Though today’s average big rig gets about six miles per gallon, the EPA declined to say how the new standards would affect trucks’ fuel efficiency as measured in miles per gallon. The EPA is instead measuring fuel efficiency using a carbon dioxide “grams per mile” emissions rate, Janet McCabe, EPA acting assistant administrator said Friday.
“The metric of miles per gallon is just not a meaningful metric with respect to these standards,” she said. “You don’t measure the fuel efficiency that way with these types of vehicles.”
A Kenworth on its way to Bemidji State University in Bemidji, Minn.
What matters to the trucking industry is “freight efficiency,” a measure of how much fuel is burned hauling freight, she said.
McCabe said the rules would improve freight efficiency by between 50 and 90 percent.

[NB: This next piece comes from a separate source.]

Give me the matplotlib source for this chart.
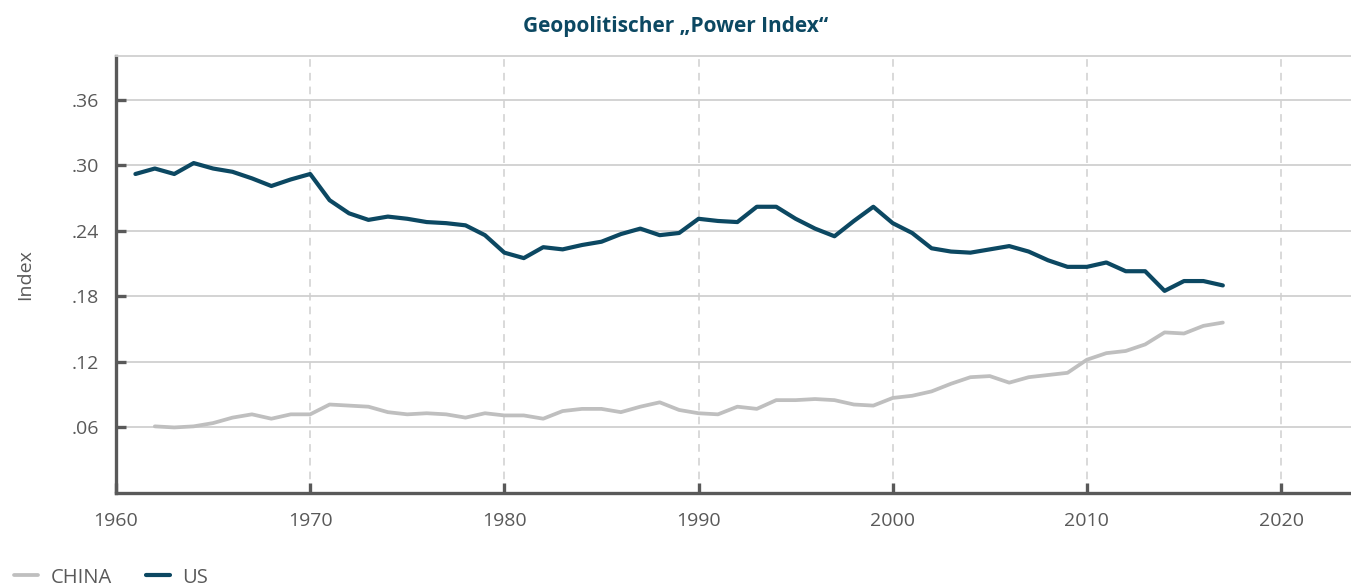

“We’re delivering big time on President Obama’s call to cut carbon pollution,” EPA Administrator Gina McCarthy said in a statement. “With emission reductions weighing in at 1 billion tons, this proposal will save consumers, businesses and truck owners money; and at the same time spur technology innovation and job-growth, while protecting Americans’ health and our environment over the long haul.”
The big rig fuel economy standards come amid a flurry of greenhouse gas emissions reductions proposals from the federal government. Earlier in June, the EPA announced its intent to declare greenhouse gas emissions from commercial airplanes a threat to human health because of their role in exacerbating climate change. Later this summer, the EPA is expected to finalize much-contested rules that would cut carbon dioxide emissions from new and existing electric power plants that run on fossil fuels.